802年、再び坂上田村麻呂は胆沢城築城の為胆沢へ…
造営中の巨大城柵を見、万策尽きた阿弖流為は5百の兵を従え投降、ここに38年戦争終結
田村麻呂は都へ阿弖流為らを送る際、助命嘆願し阿弖流為に協力させようとしたが、公家らは、その力を恐れ斬刑に。
此処までがエミシ部族の長の一人である、阿弖流為の話。


ここで注目すべきだと思った事。
①この段階で、朝廷は既にエミシの協力を得ている。古墳の副葬がそうである様に。
②38年戦争開始時には、朝廷勢力内のエミシ同士の派閥争いの様相がある。
阿弖流為は連合軍を率いていた。
更に陽動とゲリラ戦…組織だって動けた事になる。指揮能力もあった。
④本文指摘の通り、第二次討伐での馬の鹵獲数が凄い。確かに馬の産地はあるが…
騎馬隊の様な使い方が出来たんだろう。
阿弖流為は、胆沢城築城中に投降している。それなりに邪魔はしただろうが失敗しただろう。その規模を見て決断した…戦略,戦術的に判断出来る人だった。
以上の様に、阿弖流為にはインテリジェンスを感じる訳だ。

このポイントから…
何故、エミシが片刃の蕨手刀を必要としたか?
何故、日本刀が湾曲し斬撃特化したか?
あのパネルを見ると、何となく理解出来るだろう。


騎馬部隊の存在…
阿弖流為が、何故一次蝦夷征伐で朝廷軍を蹴散らせたか?圧倒的な騎馬戦力が有ったからではないかと。
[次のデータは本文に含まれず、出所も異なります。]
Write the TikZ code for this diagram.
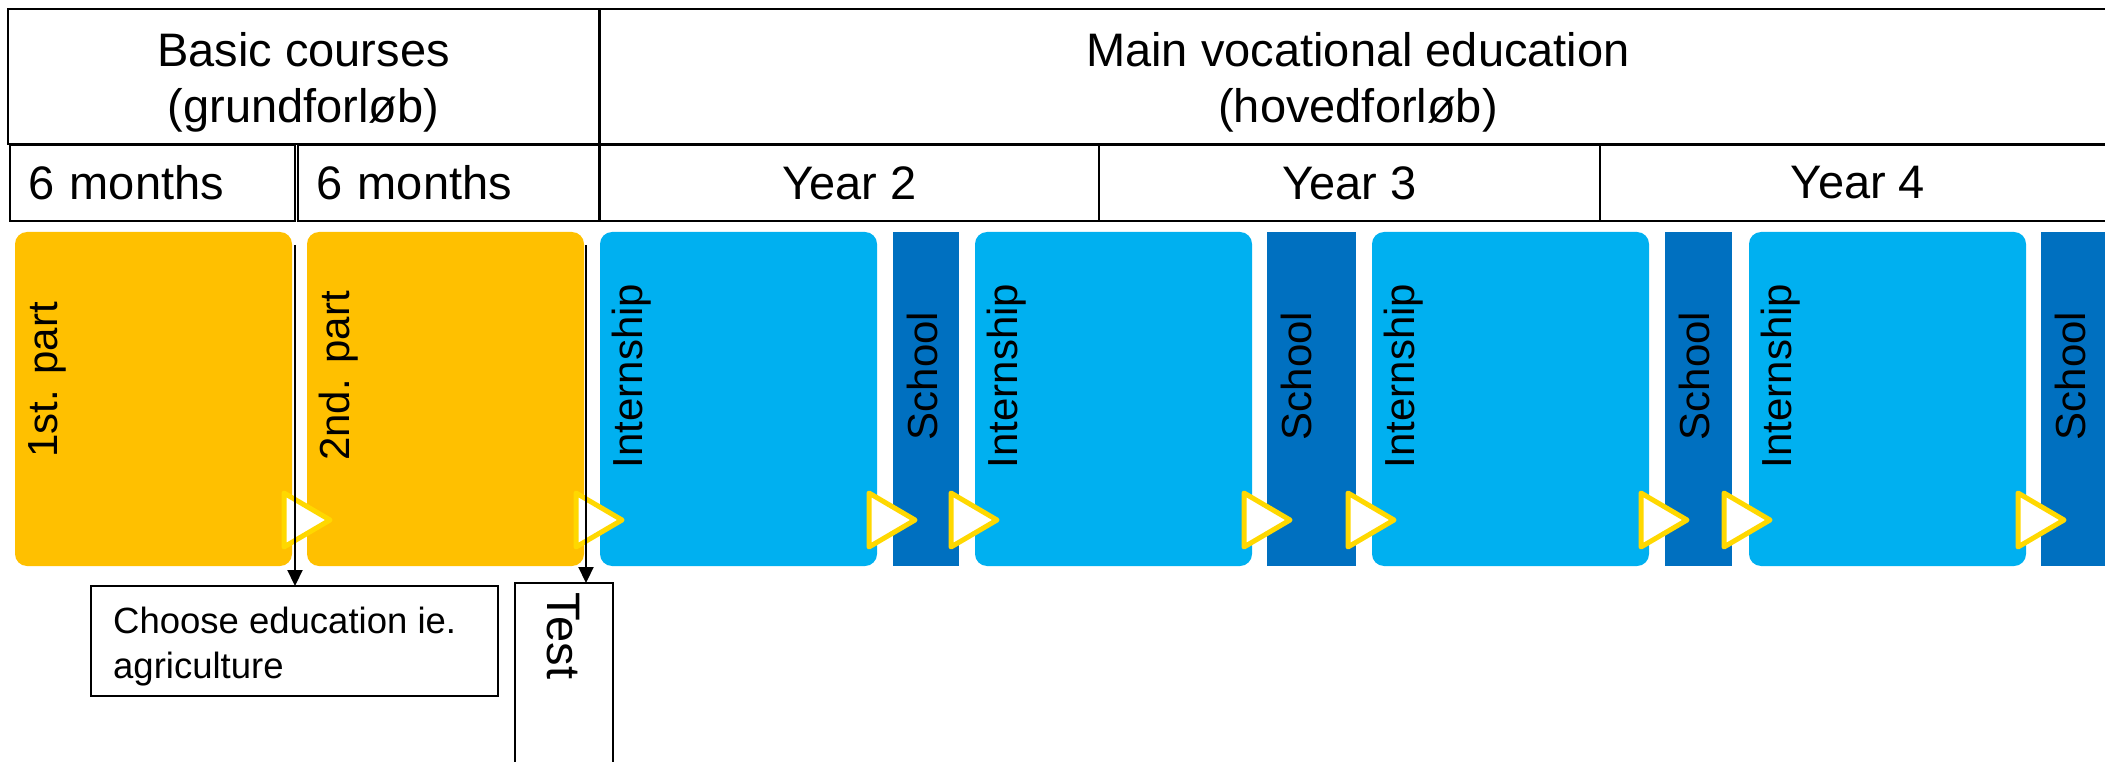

それは馬の捕獲数で裏付け可能。
阿弖流為の乱により、騎馬部隊による斬撃の有効性が立証されたとしたら?
一気にその方向で戦略物資たる、太刀の構造や馬の確保の見直しもやるだろう。
やらねば、律令制の完成は無いのだから。
蕨手刀の能力を最大限に引き出すのは、騎乗で片手で振り回せる手軽さと、片刃で柄が刀身に対し湾曲する「斬撃性」だった。
それを極限迄高めたのが…日本刀。
そんな背景を持つ。


だが、その蕨手刀をガッツリ出土している割に、北海道では、ランドパワーの要「馬」近世迄居ないと言う話まである…
古代に北海道派遣された先陣は岩手のエミシだろうと考えられている(まだ秋田城は無い)。
その武器が真の能力を発揮し、更には大地駆け回り未開の地を開拓するには持ってこいの「馬」の存在を知っているハズであろうエミシが行っていたであろうのに…
疑問を持たないか?

ならば、函館図書館に行ってみよう!
https://trc-adeac.trc.co.jp/Html/ImageView/0120205100/0120205100200010/be001121/
これは、「安政南部藩御持場東蝦夷地風物図絵」。
箱書きには「南部藩士長沢盛至真模写」とあり、安政二年頃、実際に測量で室蘭付近に居た方だそうだ。
あれれ?
江戸期に馬に乗り、弓矢や鉄砲を撃ってる御仁が居る…これ、だぁれ?
更には、時代は降るであろうが「西川北洋」が描いた「アィヌ風俗絵巻」なる物も…
ここでも馬は乗りこなされている。
どちらの絵図にしても、昨日今日に乗馬を始めた様には見えないが?
擦文遺跡での馬具出土はあったハズだが、検索にヒットし難くなってるのは何故?


さぁ…
ランドパワーの視点でも、矛盾は存在する。
中世武具の存在も謎ではあるが…
馬具が無いのもまた、謎なのである。